Still, it’s a cold homecoming. We’re inching closer to the end—both of the season, and given that Dylan’s investigating Audrey’s disappearance, probably to a couple of relationships. And we know from earlier this season that Norma is no longer as scared for Norman as she is of him. She still loves him, and she still needs him—so much she torpedoes her life and the lives of everyone she knows by letting him come home—but some bells you can’t un-ring.
And of course it only complicates things that in Norman’s absence, she’s found something else to fight for. Not in the short term, obviously; in the short term she does what she always does after an opening volley and deflects until the evidence pins her down. But this time it’s Romero she’s lying to protect. “I don’t know what you’re talking about, Norman”; the show has given us a scene of Norman holding her at gunpoint, and this still feels like the line that actually opened up Norma’s grave. Not because she lied to Norman—she’s lied to him before—but because it’s the sort of lie she tells other people. Norman won’t stand for being other people.
It’s Romero who gets to sleep with Norma (something Norman imagines with unsettling specificity). It’s Romero who gets the truth, as much as Norma can manage. And Romero’s answer is to stand beside her and move forward, together. There’s a reason Norman’s so afraid to leave Norma alone with him. Has he ever seen his mother this happy? (And, if he hasn’t, do you pity Norman, that he knows he’s never made his mother as happy as she could have been? It’s a hard question on the heels of “The Vault.” And this episode suggests the answer is no, but that spit-paper dog is as pitiful as it is gruesome. There’s no hope of life left in it; Norman just can’t stop himself.)
Still, there’s only one axis on which this show has ever turned. At the end of the episode, Romero is quite literally out of the picture. The only people alive in the frame are Norma and Norman, in front of a house that’s so flattened by the camera it looks like cut paper; a half-built imitation of something with all the comforts of home.
Stray observations
- “Are you going to miss your mommy tucking you in?” When Norman freezes, it seems less like anger or embarrassment than it is a careful refusal to consider that the old intimacy with Norma is already gone, and being at home can’t bring it back.
- What if Vera Farmiga’s Emmy reel was just: “Oh my God, did Emma die?”
- Runner-up goes to the pause after, “I didn’t use the word violent.”
- Is that The Third Man? Oh, show.
- Carbonell’s directing sits the camera unflinchingly on a lot of people having very complicated, silent breakdowns of one kind or another. It’s really effectively claustrophobic.
- I know Romero giving Norma that money was meant to be him shedding the big secret and declaring himself definitively on her side. There was definitely an air of tender promise about it. It was probably wrong to laugh; and yet, that fleeting expression on Romero’s face as he realizes he’s been an increasingly iffy cop was too hard to ignore.
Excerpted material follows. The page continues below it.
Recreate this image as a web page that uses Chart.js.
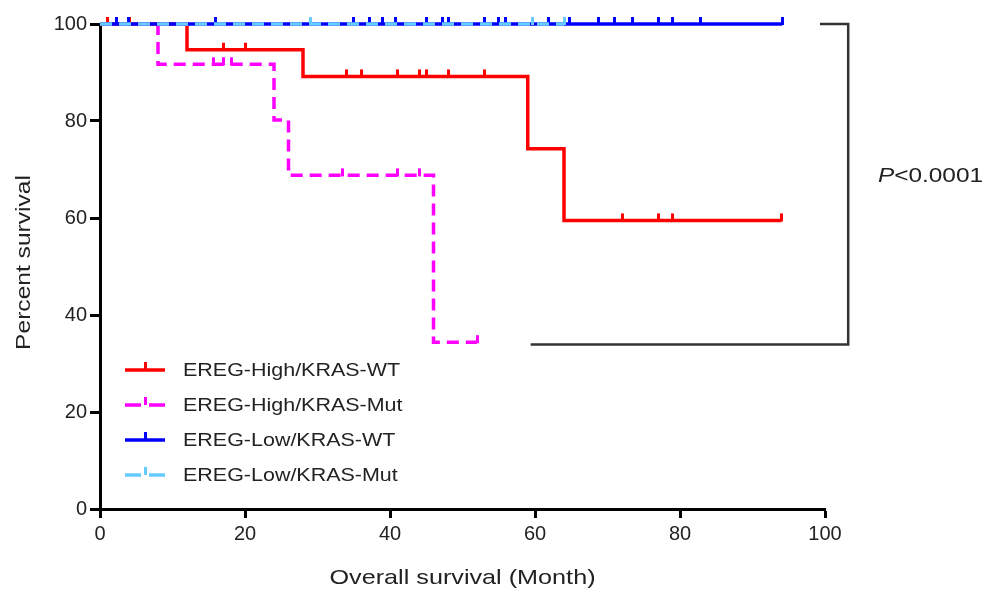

- Dylan’s best moments as a character are almost always when he’s quietly taken aback by the people he’s related to. However, full marks for gently holding Emma and promising, without aggrandizement or strings, “I want you. I love you.” Good timing, buddy. Hang on to that.
- If there is a creepier papier-mâché prop than that dog anywhere on TV, I’d like to see it. (This is rhetorical, please do not show me any, this is as far as I want to go down this road.)
- Thanks to Alex for letting me drop in for another episode of TV’s most inescapable psychological quagmire!